15.1 You agree for the purposes of section 43 in the Consumer Guarantees Act 1993, that where we supply our services and Goods and they are acquired by you in trade, the Act will not apply and it is fair and reasonable to exclude the provisions in the Act.


16. Intellectual Property

16.1 All Intellectual Property as at the date of these Terms of Trade remains with the owner.
16.2 If any Work is based on your designs, you warrant that the undertaking of the Work by us will not infringe any third party’s Intellectual Property rights. You indemnify us against any loss, liability, costs, and expenses if any other person claims that the Work infringes any patent, copyright, or other rights.

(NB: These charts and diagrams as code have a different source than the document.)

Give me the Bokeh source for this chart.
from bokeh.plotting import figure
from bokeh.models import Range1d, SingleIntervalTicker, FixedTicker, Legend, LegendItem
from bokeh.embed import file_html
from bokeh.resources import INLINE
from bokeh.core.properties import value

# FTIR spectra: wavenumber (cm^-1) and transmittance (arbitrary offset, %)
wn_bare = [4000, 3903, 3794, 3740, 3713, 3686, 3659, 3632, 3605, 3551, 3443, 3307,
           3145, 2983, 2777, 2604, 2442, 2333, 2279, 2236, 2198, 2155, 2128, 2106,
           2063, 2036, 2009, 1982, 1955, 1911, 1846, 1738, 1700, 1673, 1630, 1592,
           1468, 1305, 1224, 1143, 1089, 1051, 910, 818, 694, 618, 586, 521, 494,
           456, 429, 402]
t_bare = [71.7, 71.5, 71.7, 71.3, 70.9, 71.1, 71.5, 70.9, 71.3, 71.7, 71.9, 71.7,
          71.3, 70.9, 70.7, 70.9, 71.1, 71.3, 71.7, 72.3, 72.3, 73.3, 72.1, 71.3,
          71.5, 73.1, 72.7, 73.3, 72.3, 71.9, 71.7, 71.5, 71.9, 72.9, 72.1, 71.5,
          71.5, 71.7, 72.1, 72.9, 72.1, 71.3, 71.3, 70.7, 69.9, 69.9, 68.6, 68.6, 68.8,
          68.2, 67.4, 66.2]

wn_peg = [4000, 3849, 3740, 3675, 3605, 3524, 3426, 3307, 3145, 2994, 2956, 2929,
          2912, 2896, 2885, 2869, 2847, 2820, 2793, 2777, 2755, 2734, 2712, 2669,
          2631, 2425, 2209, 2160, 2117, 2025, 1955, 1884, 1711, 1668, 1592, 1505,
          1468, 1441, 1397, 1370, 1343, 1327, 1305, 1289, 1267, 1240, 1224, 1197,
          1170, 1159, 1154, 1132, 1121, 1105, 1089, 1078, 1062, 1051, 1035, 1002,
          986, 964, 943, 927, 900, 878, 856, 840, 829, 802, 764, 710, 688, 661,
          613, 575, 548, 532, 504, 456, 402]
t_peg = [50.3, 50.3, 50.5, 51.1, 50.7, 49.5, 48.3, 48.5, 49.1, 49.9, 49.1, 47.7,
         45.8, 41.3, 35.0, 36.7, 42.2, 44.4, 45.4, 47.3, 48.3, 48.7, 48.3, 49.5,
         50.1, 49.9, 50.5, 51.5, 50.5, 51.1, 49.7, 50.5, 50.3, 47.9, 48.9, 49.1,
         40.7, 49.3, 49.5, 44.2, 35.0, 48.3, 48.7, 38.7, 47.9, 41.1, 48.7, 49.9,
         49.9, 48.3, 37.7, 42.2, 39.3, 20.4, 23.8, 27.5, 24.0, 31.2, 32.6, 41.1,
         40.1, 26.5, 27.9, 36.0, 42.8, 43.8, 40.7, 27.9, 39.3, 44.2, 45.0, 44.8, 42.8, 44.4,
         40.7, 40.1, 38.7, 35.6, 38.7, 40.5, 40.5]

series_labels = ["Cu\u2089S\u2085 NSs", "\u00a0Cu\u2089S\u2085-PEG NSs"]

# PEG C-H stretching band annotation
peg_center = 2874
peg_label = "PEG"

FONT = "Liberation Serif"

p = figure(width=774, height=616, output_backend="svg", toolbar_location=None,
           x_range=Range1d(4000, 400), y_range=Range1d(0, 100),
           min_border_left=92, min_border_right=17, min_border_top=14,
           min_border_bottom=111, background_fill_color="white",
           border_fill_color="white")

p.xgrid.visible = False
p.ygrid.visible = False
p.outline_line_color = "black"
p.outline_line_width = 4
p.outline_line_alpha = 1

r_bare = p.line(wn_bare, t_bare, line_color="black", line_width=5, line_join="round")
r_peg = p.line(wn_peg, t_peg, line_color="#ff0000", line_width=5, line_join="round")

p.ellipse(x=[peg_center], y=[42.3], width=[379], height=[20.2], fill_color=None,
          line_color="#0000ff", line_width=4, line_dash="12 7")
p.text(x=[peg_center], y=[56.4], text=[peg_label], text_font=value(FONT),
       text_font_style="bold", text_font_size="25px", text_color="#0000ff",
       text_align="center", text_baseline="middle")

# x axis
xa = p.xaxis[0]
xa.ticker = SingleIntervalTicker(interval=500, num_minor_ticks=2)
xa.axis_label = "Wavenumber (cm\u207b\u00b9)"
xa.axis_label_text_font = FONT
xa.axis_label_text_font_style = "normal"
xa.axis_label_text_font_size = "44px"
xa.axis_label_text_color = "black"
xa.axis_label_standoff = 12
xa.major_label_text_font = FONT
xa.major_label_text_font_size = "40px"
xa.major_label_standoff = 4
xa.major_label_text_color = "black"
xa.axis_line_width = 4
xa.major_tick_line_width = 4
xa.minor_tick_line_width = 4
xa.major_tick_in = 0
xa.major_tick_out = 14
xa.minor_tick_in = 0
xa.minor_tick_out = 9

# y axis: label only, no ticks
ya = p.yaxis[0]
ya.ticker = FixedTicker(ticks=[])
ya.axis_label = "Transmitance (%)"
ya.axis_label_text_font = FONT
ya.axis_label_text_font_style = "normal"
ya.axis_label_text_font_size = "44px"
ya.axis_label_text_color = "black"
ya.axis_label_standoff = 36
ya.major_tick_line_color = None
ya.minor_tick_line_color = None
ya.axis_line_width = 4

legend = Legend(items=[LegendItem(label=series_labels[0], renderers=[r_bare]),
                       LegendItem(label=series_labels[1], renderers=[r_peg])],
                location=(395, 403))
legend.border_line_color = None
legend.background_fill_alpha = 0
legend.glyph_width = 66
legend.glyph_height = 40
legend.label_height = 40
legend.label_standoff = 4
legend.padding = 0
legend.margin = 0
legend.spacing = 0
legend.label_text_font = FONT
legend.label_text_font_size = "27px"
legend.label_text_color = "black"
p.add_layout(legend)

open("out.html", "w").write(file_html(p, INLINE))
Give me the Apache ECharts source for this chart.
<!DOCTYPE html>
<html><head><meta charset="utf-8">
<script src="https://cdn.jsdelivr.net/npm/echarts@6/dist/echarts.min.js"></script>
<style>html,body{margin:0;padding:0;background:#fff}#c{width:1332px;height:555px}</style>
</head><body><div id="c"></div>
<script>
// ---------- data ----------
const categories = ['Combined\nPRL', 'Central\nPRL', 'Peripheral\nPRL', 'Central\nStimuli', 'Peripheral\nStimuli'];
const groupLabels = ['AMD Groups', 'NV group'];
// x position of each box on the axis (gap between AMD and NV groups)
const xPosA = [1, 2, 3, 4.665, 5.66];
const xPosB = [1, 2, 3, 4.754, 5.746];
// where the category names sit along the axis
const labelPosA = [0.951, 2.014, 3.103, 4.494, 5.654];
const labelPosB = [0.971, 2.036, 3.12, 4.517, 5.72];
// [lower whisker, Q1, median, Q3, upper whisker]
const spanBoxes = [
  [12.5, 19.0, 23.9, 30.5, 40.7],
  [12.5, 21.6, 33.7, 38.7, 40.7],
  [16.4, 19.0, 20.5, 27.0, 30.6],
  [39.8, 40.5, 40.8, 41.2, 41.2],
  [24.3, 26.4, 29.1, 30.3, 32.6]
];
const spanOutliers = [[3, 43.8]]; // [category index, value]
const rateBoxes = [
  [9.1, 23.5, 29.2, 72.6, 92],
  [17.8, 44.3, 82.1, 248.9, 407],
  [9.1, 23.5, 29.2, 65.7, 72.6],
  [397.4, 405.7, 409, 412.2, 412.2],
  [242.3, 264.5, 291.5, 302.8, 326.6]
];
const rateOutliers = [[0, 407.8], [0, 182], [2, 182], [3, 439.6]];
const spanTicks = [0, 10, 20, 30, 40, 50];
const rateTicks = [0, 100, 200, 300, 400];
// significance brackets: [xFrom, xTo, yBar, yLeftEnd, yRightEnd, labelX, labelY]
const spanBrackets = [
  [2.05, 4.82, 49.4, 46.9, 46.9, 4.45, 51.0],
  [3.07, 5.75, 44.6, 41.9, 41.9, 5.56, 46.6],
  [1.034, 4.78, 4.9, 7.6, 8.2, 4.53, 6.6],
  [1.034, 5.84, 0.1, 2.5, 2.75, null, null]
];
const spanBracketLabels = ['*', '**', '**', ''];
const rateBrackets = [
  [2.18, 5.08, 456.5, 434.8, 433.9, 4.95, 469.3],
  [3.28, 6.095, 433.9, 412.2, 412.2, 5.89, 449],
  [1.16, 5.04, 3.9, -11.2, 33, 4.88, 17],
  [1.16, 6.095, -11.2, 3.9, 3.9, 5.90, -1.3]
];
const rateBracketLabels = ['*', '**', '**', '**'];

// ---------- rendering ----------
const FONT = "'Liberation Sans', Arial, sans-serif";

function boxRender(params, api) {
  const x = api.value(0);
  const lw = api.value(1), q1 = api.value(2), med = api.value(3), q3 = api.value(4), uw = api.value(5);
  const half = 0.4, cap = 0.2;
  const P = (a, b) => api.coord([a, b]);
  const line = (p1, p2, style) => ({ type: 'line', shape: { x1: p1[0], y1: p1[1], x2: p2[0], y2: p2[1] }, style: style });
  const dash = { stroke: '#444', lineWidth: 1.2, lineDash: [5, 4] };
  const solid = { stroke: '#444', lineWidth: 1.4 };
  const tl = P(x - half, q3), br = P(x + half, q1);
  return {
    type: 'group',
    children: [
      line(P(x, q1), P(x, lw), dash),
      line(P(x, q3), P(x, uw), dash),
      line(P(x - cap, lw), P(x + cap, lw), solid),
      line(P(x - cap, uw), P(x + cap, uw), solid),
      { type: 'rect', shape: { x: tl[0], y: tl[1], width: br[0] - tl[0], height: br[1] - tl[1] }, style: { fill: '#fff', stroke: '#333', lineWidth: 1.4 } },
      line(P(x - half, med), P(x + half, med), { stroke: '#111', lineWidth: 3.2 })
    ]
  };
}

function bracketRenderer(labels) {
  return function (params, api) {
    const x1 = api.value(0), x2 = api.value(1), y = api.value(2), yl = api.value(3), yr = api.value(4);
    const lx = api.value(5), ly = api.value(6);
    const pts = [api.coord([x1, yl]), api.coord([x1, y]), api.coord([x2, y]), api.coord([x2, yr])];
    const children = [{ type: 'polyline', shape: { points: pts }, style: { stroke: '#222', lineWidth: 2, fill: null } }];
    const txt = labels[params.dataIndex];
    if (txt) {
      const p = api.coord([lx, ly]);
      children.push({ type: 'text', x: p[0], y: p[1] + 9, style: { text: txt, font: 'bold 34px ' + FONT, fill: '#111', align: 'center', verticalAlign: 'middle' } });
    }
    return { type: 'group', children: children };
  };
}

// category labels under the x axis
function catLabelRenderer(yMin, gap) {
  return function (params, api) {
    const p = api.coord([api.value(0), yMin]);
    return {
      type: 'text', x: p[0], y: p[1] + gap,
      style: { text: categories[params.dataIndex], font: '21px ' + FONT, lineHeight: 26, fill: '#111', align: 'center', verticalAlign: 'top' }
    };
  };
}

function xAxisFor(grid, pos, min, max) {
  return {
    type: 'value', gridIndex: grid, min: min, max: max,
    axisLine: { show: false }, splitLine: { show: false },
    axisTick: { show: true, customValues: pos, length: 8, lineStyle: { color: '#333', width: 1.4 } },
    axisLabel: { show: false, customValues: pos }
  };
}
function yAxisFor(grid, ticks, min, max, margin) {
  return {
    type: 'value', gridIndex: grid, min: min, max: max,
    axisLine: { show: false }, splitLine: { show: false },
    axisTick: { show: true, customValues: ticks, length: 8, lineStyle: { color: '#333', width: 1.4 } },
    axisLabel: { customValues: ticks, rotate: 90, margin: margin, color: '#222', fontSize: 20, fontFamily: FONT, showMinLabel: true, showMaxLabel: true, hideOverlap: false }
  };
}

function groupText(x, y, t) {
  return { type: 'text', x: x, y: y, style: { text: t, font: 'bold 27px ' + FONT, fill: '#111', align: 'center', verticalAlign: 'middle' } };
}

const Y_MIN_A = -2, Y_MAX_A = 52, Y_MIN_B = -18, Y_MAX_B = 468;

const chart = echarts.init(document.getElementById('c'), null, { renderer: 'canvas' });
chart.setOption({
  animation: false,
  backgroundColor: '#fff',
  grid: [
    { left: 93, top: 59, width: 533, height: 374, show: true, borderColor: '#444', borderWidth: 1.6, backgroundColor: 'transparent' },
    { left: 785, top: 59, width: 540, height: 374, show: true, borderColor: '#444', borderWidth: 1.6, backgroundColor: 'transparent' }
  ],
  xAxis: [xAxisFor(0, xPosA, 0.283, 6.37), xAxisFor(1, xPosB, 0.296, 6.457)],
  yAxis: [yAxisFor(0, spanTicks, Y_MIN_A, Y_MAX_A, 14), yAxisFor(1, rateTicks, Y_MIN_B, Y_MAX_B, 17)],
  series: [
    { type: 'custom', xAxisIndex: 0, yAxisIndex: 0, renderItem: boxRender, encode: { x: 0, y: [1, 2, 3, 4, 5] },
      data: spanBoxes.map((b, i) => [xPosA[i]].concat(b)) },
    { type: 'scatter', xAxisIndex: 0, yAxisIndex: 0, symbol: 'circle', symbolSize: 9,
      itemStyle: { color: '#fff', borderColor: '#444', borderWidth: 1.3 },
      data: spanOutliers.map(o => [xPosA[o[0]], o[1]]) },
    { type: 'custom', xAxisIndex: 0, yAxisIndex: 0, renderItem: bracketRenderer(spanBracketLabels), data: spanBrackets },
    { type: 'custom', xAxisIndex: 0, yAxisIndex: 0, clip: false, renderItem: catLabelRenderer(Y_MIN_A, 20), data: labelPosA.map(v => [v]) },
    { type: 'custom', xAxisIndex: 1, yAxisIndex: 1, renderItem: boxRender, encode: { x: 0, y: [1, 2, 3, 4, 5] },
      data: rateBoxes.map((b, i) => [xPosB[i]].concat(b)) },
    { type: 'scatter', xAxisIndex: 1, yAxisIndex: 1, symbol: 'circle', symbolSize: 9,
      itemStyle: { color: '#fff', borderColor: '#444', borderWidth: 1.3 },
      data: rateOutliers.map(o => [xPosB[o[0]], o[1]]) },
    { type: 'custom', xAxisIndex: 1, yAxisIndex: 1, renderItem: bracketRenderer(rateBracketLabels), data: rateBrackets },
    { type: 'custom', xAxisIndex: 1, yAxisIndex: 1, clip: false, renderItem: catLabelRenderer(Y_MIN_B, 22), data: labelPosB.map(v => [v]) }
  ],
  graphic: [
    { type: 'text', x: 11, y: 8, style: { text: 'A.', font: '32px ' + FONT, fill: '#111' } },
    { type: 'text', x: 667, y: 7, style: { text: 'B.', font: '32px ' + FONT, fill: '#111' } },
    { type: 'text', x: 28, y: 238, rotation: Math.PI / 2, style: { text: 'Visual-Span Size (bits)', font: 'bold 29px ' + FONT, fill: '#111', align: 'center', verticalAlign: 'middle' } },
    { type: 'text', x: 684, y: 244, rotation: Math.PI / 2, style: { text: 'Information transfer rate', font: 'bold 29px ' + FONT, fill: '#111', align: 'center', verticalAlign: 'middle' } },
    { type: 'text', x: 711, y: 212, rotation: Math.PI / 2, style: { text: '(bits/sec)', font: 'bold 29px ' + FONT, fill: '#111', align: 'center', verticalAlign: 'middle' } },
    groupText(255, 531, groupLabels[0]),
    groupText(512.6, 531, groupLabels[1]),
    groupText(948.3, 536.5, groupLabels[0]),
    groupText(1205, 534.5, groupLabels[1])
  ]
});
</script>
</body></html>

16.3 Subject to clauses 16.1 and Error! Reference source not found., we will remain the exclusive owner everywhere in the world of all Intellectual Property rights and interests in the Work, and any other work we perform for you.
16.4 We will retain exclusive worldwide ownership at all times of our artistic styles, methods of working, techniques, ideas, skills, and know-how.
16.5 You must not attribute the Work to anyone other than us or remove our trade marks, signatures, logos, or similar from our Work.